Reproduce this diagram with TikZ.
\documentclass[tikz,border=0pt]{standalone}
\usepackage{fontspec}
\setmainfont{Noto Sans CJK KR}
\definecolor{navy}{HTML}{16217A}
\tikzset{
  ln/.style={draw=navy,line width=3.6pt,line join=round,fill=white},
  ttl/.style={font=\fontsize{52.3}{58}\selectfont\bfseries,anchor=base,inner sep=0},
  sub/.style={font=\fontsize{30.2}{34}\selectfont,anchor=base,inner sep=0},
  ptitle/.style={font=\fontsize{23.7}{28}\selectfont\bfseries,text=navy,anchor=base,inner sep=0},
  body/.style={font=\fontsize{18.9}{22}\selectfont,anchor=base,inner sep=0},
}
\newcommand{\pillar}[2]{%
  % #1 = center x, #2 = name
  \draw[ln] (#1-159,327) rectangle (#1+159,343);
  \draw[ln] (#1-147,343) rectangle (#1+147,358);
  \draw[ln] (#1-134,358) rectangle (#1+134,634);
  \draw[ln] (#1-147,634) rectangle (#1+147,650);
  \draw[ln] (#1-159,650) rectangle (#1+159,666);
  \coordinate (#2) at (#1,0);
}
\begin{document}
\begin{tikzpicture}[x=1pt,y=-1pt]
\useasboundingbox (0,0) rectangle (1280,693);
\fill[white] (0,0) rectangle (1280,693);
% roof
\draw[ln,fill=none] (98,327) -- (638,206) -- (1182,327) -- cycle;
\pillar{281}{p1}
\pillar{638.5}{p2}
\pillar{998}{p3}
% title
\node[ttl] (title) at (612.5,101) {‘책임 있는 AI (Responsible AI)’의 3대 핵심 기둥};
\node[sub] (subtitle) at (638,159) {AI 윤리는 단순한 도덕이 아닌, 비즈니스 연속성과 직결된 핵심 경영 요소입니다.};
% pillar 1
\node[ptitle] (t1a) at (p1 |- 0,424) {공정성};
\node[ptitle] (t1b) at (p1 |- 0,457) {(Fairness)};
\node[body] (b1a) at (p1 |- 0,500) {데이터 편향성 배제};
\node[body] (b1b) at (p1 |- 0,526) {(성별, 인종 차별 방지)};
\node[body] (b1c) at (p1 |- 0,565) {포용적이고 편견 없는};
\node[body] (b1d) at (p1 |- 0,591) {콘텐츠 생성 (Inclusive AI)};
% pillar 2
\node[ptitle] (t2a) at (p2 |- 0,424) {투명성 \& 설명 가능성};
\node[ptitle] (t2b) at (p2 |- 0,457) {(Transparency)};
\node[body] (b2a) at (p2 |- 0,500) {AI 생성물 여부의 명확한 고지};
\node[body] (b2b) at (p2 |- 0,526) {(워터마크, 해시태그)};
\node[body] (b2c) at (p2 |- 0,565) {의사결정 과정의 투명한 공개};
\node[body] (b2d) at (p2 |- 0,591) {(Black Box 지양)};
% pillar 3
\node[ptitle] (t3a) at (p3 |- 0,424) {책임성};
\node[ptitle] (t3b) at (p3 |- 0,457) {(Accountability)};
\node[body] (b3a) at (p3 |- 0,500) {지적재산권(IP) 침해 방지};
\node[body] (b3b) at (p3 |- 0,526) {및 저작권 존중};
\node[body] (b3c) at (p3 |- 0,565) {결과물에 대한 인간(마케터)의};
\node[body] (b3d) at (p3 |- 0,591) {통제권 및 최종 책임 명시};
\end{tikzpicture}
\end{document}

◆ ◆ ◆ ◆ ◆

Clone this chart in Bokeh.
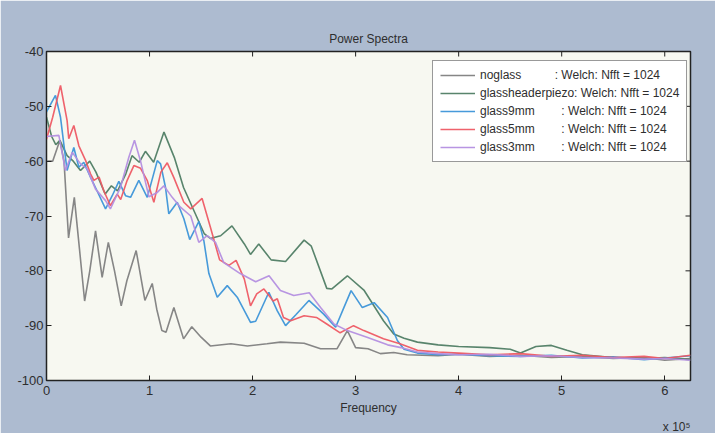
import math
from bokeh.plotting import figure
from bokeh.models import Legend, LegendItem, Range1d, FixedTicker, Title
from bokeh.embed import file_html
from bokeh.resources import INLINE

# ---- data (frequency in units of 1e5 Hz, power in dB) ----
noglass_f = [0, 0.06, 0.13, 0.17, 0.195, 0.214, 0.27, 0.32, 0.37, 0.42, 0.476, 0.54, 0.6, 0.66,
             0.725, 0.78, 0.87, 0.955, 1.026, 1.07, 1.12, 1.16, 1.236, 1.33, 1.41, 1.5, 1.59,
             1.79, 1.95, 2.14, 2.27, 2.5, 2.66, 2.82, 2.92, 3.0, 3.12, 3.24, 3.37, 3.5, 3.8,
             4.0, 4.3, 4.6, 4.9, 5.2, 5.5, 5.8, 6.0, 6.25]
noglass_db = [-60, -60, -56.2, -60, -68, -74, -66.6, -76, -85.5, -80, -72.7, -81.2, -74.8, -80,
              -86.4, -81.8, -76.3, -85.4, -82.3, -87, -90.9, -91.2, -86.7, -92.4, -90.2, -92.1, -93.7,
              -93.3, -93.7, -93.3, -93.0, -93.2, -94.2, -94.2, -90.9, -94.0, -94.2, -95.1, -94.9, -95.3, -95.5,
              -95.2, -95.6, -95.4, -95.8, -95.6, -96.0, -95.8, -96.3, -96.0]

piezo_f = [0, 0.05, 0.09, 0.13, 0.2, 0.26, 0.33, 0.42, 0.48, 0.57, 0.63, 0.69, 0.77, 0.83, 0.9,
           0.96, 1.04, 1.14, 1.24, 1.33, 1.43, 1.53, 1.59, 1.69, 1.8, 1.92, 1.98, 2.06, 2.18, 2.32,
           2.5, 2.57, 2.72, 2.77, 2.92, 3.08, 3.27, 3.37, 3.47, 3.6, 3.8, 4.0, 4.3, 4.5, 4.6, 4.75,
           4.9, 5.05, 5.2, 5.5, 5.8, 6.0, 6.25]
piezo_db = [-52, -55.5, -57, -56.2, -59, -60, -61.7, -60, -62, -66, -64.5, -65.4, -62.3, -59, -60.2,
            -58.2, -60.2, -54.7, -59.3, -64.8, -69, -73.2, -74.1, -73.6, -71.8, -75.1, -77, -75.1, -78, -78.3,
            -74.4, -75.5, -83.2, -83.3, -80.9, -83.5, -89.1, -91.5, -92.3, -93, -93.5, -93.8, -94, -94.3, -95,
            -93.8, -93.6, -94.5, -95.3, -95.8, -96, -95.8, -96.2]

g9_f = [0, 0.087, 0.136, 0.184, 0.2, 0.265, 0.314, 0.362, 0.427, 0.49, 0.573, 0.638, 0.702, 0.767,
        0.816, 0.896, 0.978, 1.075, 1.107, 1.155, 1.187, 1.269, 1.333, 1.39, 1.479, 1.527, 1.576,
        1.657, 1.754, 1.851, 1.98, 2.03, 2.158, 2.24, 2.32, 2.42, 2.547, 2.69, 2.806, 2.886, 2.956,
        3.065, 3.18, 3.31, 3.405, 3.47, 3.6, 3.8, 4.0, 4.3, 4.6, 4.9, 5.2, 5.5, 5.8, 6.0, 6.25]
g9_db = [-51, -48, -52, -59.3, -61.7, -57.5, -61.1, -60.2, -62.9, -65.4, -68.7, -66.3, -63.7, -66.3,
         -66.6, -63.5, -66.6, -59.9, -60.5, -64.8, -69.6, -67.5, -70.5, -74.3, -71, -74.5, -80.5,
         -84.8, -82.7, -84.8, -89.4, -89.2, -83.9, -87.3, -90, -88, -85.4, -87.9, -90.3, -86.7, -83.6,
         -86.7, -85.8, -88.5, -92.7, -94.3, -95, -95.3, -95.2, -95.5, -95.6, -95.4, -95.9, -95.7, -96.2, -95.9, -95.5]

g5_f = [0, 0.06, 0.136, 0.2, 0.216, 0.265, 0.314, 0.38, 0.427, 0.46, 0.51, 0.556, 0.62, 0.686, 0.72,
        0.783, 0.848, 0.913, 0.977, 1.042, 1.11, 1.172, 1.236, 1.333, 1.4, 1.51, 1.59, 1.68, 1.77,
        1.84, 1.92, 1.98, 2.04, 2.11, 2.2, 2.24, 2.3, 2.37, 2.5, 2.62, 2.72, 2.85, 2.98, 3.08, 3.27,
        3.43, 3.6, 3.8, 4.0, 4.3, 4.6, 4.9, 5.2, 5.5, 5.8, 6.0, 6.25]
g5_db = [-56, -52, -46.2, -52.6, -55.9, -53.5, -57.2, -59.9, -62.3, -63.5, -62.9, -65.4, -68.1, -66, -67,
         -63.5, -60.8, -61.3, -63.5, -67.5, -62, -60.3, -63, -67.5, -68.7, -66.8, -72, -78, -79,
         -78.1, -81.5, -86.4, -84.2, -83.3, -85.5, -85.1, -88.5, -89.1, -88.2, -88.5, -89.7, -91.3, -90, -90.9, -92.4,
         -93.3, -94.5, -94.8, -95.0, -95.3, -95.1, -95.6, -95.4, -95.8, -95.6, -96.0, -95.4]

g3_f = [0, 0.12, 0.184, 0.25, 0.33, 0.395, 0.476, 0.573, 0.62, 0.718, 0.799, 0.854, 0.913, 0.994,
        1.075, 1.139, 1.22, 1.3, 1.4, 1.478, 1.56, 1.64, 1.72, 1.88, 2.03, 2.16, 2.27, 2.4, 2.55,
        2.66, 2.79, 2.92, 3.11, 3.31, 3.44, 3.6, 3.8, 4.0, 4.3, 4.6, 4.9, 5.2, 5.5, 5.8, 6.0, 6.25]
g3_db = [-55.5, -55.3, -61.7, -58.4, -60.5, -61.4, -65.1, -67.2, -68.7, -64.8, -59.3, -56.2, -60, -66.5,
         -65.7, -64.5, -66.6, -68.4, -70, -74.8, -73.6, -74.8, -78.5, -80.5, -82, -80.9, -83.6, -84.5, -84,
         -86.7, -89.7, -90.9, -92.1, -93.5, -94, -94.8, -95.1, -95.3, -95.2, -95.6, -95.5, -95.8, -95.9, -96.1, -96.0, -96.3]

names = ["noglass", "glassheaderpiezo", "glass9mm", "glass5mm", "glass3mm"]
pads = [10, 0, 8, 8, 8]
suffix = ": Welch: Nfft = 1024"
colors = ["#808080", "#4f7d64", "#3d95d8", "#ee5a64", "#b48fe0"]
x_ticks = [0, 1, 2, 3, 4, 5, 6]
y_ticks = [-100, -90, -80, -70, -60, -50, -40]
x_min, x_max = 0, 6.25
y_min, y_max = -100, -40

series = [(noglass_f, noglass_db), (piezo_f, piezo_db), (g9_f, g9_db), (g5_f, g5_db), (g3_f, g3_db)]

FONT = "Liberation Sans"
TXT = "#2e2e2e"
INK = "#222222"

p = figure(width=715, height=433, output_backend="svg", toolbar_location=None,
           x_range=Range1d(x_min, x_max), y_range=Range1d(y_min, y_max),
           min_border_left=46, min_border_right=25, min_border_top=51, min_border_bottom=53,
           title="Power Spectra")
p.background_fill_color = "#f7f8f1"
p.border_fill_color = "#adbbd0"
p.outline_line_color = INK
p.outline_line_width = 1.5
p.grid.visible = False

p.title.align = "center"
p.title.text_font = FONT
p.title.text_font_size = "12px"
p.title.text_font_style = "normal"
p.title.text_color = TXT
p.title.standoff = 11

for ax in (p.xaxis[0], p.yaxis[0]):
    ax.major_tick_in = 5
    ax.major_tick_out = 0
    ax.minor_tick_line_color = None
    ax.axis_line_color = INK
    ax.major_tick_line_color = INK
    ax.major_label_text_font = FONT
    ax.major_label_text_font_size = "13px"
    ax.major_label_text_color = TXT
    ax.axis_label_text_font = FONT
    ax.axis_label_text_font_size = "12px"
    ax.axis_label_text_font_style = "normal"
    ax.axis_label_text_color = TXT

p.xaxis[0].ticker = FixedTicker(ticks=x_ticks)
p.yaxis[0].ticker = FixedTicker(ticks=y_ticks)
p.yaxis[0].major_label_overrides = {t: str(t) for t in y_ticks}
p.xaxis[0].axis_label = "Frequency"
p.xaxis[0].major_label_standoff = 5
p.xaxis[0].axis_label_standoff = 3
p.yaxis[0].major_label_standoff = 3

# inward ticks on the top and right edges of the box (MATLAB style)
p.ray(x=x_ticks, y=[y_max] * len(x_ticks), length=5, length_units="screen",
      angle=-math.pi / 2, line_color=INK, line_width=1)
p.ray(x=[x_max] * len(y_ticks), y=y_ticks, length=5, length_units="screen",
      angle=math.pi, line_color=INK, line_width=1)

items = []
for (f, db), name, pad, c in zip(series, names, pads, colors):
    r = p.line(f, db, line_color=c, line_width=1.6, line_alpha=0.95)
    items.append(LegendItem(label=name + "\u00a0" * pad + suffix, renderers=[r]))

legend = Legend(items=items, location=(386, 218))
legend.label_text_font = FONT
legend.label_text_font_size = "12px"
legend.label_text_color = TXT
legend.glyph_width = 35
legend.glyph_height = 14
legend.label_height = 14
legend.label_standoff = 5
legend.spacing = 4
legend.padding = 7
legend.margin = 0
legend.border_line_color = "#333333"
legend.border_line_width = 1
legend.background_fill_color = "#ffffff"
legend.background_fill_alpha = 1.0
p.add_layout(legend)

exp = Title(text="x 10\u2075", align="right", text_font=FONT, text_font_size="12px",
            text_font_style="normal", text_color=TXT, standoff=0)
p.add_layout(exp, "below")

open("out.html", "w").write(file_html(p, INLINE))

◆ ◆ ◆ ◆ ◆

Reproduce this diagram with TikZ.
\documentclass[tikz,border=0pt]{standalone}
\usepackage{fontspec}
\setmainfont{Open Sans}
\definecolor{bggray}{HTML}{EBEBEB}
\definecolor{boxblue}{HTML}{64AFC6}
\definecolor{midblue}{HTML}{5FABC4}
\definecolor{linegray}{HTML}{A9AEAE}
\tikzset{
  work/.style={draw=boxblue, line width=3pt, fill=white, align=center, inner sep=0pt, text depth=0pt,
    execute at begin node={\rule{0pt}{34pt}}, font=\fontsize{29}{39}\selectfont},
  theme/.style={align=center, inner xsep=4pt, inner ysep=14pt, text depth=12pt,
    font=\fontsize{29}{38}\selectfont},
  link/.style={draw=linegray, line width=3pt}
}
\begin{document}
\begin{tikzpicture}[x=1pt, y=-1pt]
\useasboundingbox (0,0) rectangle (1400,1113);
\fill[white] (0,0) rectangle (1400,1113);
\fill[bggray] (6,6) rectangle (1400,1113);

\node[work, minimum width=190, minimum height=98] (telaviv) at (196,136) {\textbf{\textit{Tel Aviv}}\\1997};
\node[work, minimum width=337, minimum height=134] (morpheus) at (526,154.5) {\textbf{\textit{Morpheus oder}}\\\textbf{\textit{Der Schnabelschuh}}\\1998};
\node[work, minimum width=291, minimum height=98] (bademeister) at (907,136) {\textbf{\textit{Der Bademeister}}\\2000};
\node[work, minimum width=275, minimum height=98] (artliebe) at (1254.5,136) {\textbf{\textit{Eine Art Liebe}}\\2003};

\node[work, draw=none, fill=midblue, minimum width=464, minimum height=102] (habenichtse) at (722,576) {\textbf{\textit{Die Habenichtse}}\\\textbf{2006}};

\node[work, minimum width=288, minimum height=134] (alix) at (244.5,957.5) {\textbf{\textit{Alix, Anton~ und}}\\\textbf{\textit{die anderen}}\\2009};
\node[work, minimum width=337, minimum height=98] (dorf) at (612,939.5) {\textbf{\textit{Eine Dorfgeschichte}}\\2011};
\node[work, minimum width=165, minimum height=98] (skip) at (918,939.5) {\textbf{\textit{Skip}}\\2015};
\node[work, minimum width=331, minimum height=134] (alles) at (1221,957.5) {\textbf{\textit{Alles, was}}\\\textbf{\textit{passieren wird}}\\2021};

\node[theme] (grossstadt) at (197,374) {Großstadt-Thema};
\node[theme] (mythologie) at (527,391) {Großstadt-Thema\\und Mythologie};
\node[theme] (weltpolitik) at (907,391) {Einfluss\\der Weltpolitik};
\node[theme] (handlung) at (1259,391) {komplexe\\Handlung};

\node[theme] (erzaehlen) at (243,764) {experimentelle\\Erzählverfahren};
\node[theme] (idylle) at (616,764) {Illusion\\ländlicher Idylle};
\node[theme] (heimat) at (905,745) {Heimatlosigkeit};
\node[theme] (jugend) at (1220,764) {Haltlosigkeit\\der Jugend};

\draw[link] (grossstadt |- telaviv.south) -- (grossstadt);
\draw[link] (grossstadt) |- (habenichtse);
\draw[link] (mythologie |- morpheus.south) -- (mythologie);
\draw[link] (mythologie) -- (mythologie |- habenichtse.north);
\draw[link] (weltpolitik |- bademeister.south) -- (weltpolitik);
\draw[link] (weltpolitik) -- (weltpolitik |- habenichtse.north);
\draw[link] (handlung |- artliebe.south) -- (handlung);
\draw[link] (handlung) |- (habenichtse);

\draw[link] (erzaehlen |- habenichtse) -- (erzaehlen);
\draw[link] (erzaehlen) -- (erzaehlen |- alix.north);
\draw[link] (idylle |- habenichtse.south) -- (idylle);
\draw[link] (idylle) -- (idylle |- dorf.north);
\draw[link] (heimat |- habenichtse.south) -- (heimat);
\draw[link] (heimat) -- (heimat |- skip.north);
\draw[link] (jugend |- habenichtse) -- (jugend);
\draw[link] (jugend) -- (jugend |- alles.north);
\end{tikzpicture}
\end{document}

◆ ◆ ◆ ◆ ◆

Given problem:
Using the entries above, repeat exactly the lines from the one with "Clone this chart in Bokeh." to the one with "from bokeh.resources import INLINE", both included, and leave the pictures behind.

Output for this exercise:
Clone this chart in Bokeh.
import math
from bokeh.plotting import figure
from bokeh.models import Legend, LegendItem, Range1d, FixedTicker, Title
from bokeh.embed import file_html
from bokeh.resources import INLINE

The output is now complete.